Wal-Mart to slow growth in United States
Expects overall capital expenditure to be up 2-4 percent next year but sees growth in outlets moderating for its home market.
NEW YORK (CNNMoney.com) -- Wal-Mart's shares bounced higher Monday after the world's largest retailer addressed cannibalization concerns by announcing it was slowing growth in its home market.
Wal-Mart's stock rose more than 3 percent on the New York Stock Exchange in afternoon trading. The retailer's shares are up more than 5 percent so far this year.
On day one of its two-day analysts' meeting in New Jersey, the world's largest retailer said it expects capital expenditures to be up between 2 to 4 percent overall next year. That's a significantly lower rate than the 15 to 20 percent capital expenditures in the current fiscal year.
Mark Husson, an analyst with HSBC Securities, said Wall Street would likely welcome Wal-Mart's guidance.

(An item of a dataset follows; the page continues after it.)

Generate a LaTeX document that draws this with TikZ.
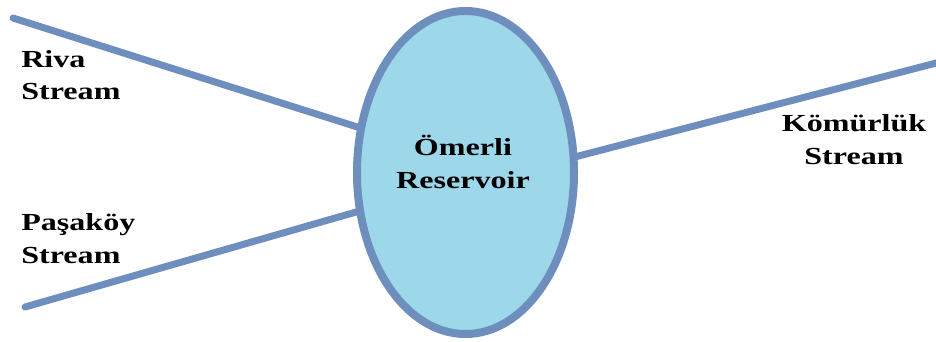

"Wal-Mart is slowing down square footage growth and putting a greater focus on enhancing productivity of its existing stores in the U.S. instead of continuing to grow just for the sake of growth," Husson said.
Investors have fretted that Wal-Mart was being too aggressive with its expansion strategy in its already saturated home market, expressing concern that its new stores were starting to eat into sales at older stores.
To that effect, Wal-Mart's sales at stores open at least a year - a key retail measure known as same-store sales - have slowed considerably to an average increase of between 1 to 3 percent from earlier levels of a more than 5 percent increase per year.
"We plan to decrease the rate of growth in capital expenditures considerably, as compared to our expected sales growth for Wal-Mart's next fiscal year," said Tom Schoewe, Wal-Mart's chief financial officer.
"Our estimate for fiscal 2008 of 2 to 4 percent assumes that capital spending in the U.S. will be approximately flat to the current fiscal year," he said. "This reduction in growth is expected to result from building fewer U.S. units, anticipated flattening of construction costs, improvements in the distribution center network and design efficiency."
"Our long-term goal is to continue to have our capital expenditures grow at a rate equal to or less than sales growth," Schoewe added. "Additionally, over time, we expect our new capital efficiency model to reduce the impact of cannibalization." It should also help improve return on investment, he said.
Supercenters fueling growth
Going forward, Wal-Mart expects its large-format supercenters to fuel expansion in the United States, and plans to open more than 600 new locations in the United States and around the world next year.
U.S. square footage is expected to increase approximately 7 percent, slower than its typical 8 percent annual increase.
Wal-Mart plans to open between 265 and 270 supercenter stores next year, between 5 to 10 discount stores, 15 to 20 neighborhood markets and 20 to 30 Sam's Club locations. Total new U.S. stores should number between 305 and 330 stores. Internationally, the company plans to open between 320 and 330 new stores.
Holiday 2006 strategy
Although Wal-Mart traditionally kicks off its holiday sales season Nov. 1, the retailer this year jump-started its campaign a month early by already setting steep discounts on more than 80 must-have toys.
Wal-Mart's move indicates the retailer intends to be very competitive during the key November-December months, a critical two-month period that accounts for as much as 50 percent of merchants' annual profits and sales.
Executives said Wal-Mart's "Be Bright" 2006 holiday campaign will offer consumers "WOW" gifts and exclusive merchandise.
Wal-Mart will be expanding "rollbacks" or discounts on many more items in the weeks ahead, especially on toys, electronics, jewelry and photo appliances.
In electronics, Wal-Mart said it will host a midnight launch in virtually every store of the much-anticipated Sony (up $0.24 to $40.35, Charts) PlayStation 3. The retailer said it will also be "very aggressive" with laptop prices during the holiday period.
Last year, Wal-Mart's $378 HP Pavilion laptop was one of the hottest deals of the season. The limited quantity of the item led to numerous scuffles in various Wal-Mart locations.
Other than discounts, analysts say Wal-Mart sales could benefit from its planned store remodeling, which includes better product displays, signage and merchandise assortment. The retailer said 1,200 of its 1,800 U.S. stores would have been remodeled by the end of this year, with the remaining one-third scheduled for next year.
On Tuesday, Wal-Mart's online division Walmart.com said it will unveil a significant change to how customers currently shop on the Web site as well as a new initiative in the entertainment arena.
Rival Costco (Charts), which has come under fire for apparent options-granting irregularities, surged Monday to a 1.4 percent gain, while Target Corp. (Charts) posted similar numbers in early trading.